Animal behavior research described supernormal stimuli that cause animals to follow their instincts blindly--for instance, a bird takes better care of the large egg deposited in her nest by a cuckoo than of her own smaller progeny. Advertising uses a parade of superlatives: bigger, better, faster, newer, longer-lasting. A 1957 best-seller, "The Hidden Persuaders" by Vance Packard, exposed public manipulation by depth psychology and motivational research.

Today, advertising pulls in about $242 billion a year. The neon wonderland of the Las Vegas Strip is visible from the space station. Our planet's creative minds, spectacular scenery, and its most sublime music are put to work to sell cars and corn chips.

Meanwhile, we the citizens endure robo-calls, spam, junk mail, pop-ups, sound trucks, bots, billboards, "magazines" composed almost entirely of advertising, skywriting, infomercials, and attack ads.

In "The Space Merchants," a science-fiction satire from 1952, Frederic Pohl and Cyril Kornbluth envisioned a future dominated by advertising. The story takes place in an overpopulated world where water is scarce, businesses have replaced governments, and advertising deludes the public into thinking that products make their lives just great. The main character is a topnotch copywriter assigned the ad campaign to attract colonists to Venus, despite its inhospitable surface temperature.

Cousin to advertising, PR operates the rumor mill, forming our attitudes about industries or political policies or the ideas we live by.

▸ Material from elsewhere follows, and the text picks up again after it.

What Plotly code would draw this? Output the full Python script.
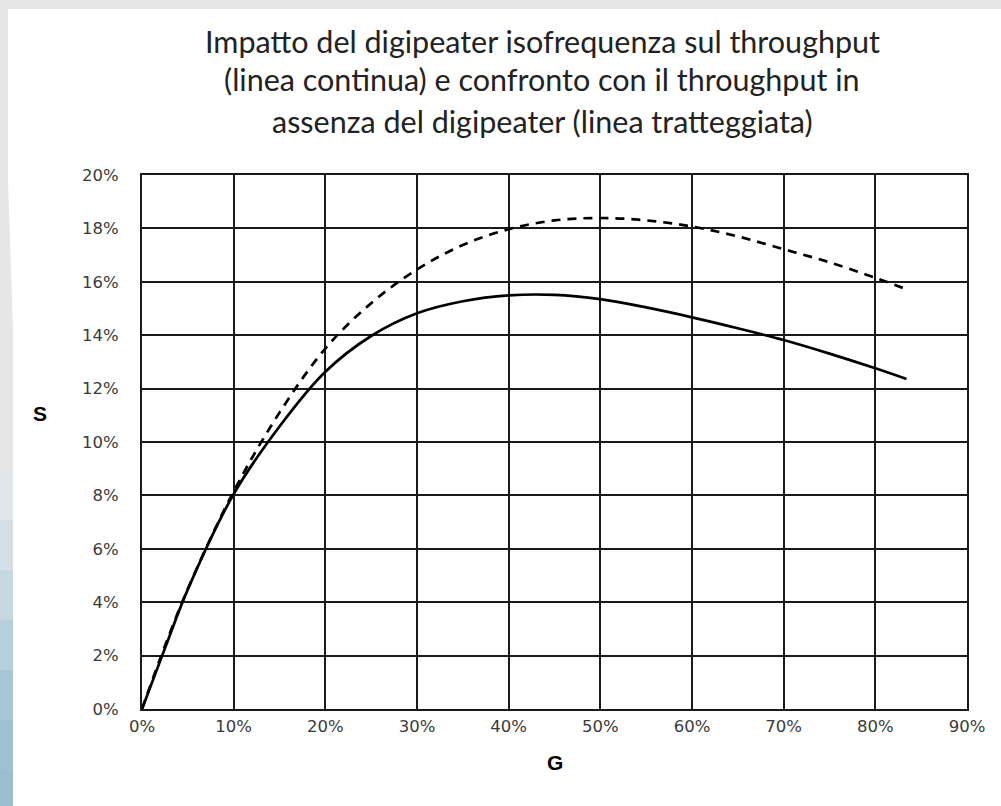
import plotly.graph_objects as go

# ---- data ----
G_solid = [0, 0.025, 0.05, 0.10, 0.15, 0.20, 0.25, 0.30, 0.35, 0.40, 0.45, 0.50, 0.55, 0.60, 0.65, 0.70, 0.75, 0.80, 0.834]
S_solid = [0, 0.0227, 0.0448, 0.0805, 0.1058, 0.1263, 0.1397, 0.1482, 0.1527, 0.1549, 0.1551, 0.1535, 0.1504, 0.1467, 0.1426, 0.1382, 0.1331, 0.1276, 0.1236]

G_dash = [0, 0.025, 0.05, 0.10, 0.15, 0.20, 0.25, 0.30, 0.35, 0.40, 0.45, 0.50, 0.55, 0.60, 0.65, 0.70, 0.75, 0.80, 0.834]
S_dash = [0, 0.0236, 0.0450, 0.0815, 0.1110, 0.1350, 0.1520, 0.1646, 0.1738, 0.1797, 0.1830, 0.1839, 0.1830, 0.1807, 0.1770, 0.1722, 0.1673, 0.1615, 0.1572]

x_ticks = [0, 0.1, 0.2, 0.3, 0.4, 0.5, 0.6, 0.7, 0.8, 0.9]
y_ticks = [0, 0.02, 0.04, 0.06, 0.08, 0.10, 0.12, 0.14, 0.16, 0.18, 0.20]

title_lines = [
    "Impatto del digipeater isofrequenza sul throughput",
    "(linea continua) e confronto con il throughput in",
    "assenza del digipeater (linea tratteggiata)",
]

# ---- geometry ----
FW, FH = 1001, 806
ML, MR, MT, MB = 142, 34, 175, 97
PW, PH = FW - ML - MR, FH - MT - MB


def px2x(px):
    return (px - ML) / PW


def px2y(py):
    return (FH - MB - py) / PH


fig = go.Figure()
fig.add_trace(go.Scatter(x=G_dash, y=S_dash, mode="lines",
                         line=dict(color="black", width=2.7, dash="9px,7px", shape="spline", smoothing=1),
                         showlegend=False, hoverinfo="skip"))
fig.add_trace(go.Scatter(x=G_solid, y=S_solid, mode="lines",
                         line=dict(color="black", width=2.7, shape="spline", smoothing=1),
                         showlegend=False, hoverinfo="skip"))

tickfont = dict(family="DejaVu Sans, sans-serif", size=16.5, color="#3a3a3a")
axis_common = dict(showgrid=True, gridcolor="#1a1a1a", gridwidth=1.8, zeroline=False,
                   showline=True, linecolor="#1a1a1a", linewidth=1.8, mirror=True,
                   ticks="", tickfont=tickfont, tickformat=".0%")

fig.update_xaxes(range=[0, 0.9], tickvals=x_ticks, ticklabelstandoff=1, **axis_common)
fig.update_yaxes(range=[0, 0.2], tickvals=y_ticks, ticklabelstandoff=18, **axis_common)

shapes = []
# background bands (slide)
shapes.append(dict(type="rect", xref="paper", yref="paper", x0=px2x(0), x1=px2x(FW), y0=px2y(9), y1=px2y(0),
                   fillcolor="#e6e6e6", line_width=0, layer="below"))
shapes.append(dict(type="rect", xref="paper", yref="paper", x0=px2x(0), x1=px2x(8), y0=px2y(FH), y1=px2y(0),
                   fillcolor="#e6e6e6", line_width=0, layer="below"))
shapes.append(dict(type="path", xref="paper", yref="paper",
                   path="M %f,%f L %f,%f L %f,%f L %f,%f Z" % (px2x(8), px2y(180), px2x(13), px2y(330),
                                                                 px2x(13), px2y(FH), px2x(8), px2y(FH)),
                   fillcolor="#e6e6e6", line_width=0, layer="below"))
blues = ["#e0e6ea", "#d5e0e6", "#c6d8e2", "#b6cfdc", "#a8c6d6", "#a0c1d3", "#9bbed1"]
for i, c in enumerate(blues):
    y0 = 470 + i * 50
    shapes.append(dict(type="rect", xref="paper", yref="paper", x0=px2x(0), x1=px2x(13),
                       y0=px2y(min(y0 + 50, FH)), y1=px2y(y0),
                       fillcolor=c, line_width=0, layer="below"))

annotations = []
title_y = [41, 79, 121]
for txt, yy in zip(title_lines, title_y):
    annotations.append(dict(text=txt, xref="paper", yref="paper", x=px2x(542), y=px2y(yy),
                            xanchor="center", yanchor="middle", showarrow=False,
                            font=dict(family="Lato, sans-serif", size=30.5, color="#222222")))
annotations.append(dict(text="<b>S</b>", xref="paper", yref="paper", x=px2x(40), y=px2y(413),
                        xanchor="center", yanchor="middle", showarrow=False,
                        font=dict(family="Liberation Sans, Arial, sans-serif", size=21, color="black")))
annotations.append(dict(text="<b>G</b>", xref="paper", yref="paper", x=px2x(555), y=px2y(762),
                        xanchor="center", yanchor="middle", showarrow=False,
                        font=dict(family="Liberation Sans, Arial, sans-serif", size=21, color="black")))

fig.update_layout(width=FW, height=FH, margin=dict(l=ML, r=MR, t=MT, b=MB, pad=0),
                  paper_bgcolor="white", plot_bgcolor="white",
                  shapes=shapes, annotations=annotations)

fig.write_html("out.html", config={"displayModeBar": False},
               post_script="document.body.style.margin='0';")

If you're in the public eye, you hire a public relations firm to guide what people say about you. Donald Trump's 2016 campaign manager Paul Manafort once led a firm representing brutal dictators (something like the cartoon character Duke in "Doonesbury"). According to a May 16 story in Perspective by Kathy Kiely, Washington PR firms are still at it, whitewashing the likes of Saudi Arabia's crown prince and Rodrigo Duterte of the Philippines.

Propaganda is amoral. It supports a cause, any cause, using loaded language to produce an emotional response. Hitler's propaganda minister Joseph Goebbels greatly admired Bernays and his methods. Bernays wrote, "The conscious and intelligent manipulation of the organized habits and opinions of the masses is an important element in democratic society ... an invisible government which is the true ruling power of our country" ("Propaganda," 1928).

Yet in 1933, Bernays was horrified to learn the Nazis were basing their destructive campaigns on his books.

Propaganda is so ubiquitous we don't even recognize it anymore. It's what the other guy says, never our guys. We're now way beyond political spin into reality-bending lies. P.T. Barnum ("Every crowd has a silver lining") reincarnates in D.J. Trump.

Frustrated with bias and omissions, manipulated by advertising, PR, and propaganda, many Americans go the full route instead: blatant lies and conspiracy theories. Constant repetition and the Big Lie still work.

So, is anybody teaching media literacy and critical thinking? We needed their help before social media, before the Internet, before television--and boy, do we ever need them now!

A manufactured culture threatens the homegrown kind. Its purposes are to make money or promote somebody's power or to give us something to fight about. But if something doesn't further the truth, or human welfare, or the nature on which we are entirely dependent, then what good is it?

Instead, let's focus on rebuilding real culture (and a healthy planet to put it on).


Coralie Koonce is a writer living in Fayetteville. Her latest book is "Twelve Dispositions: A Field Guide to Humans."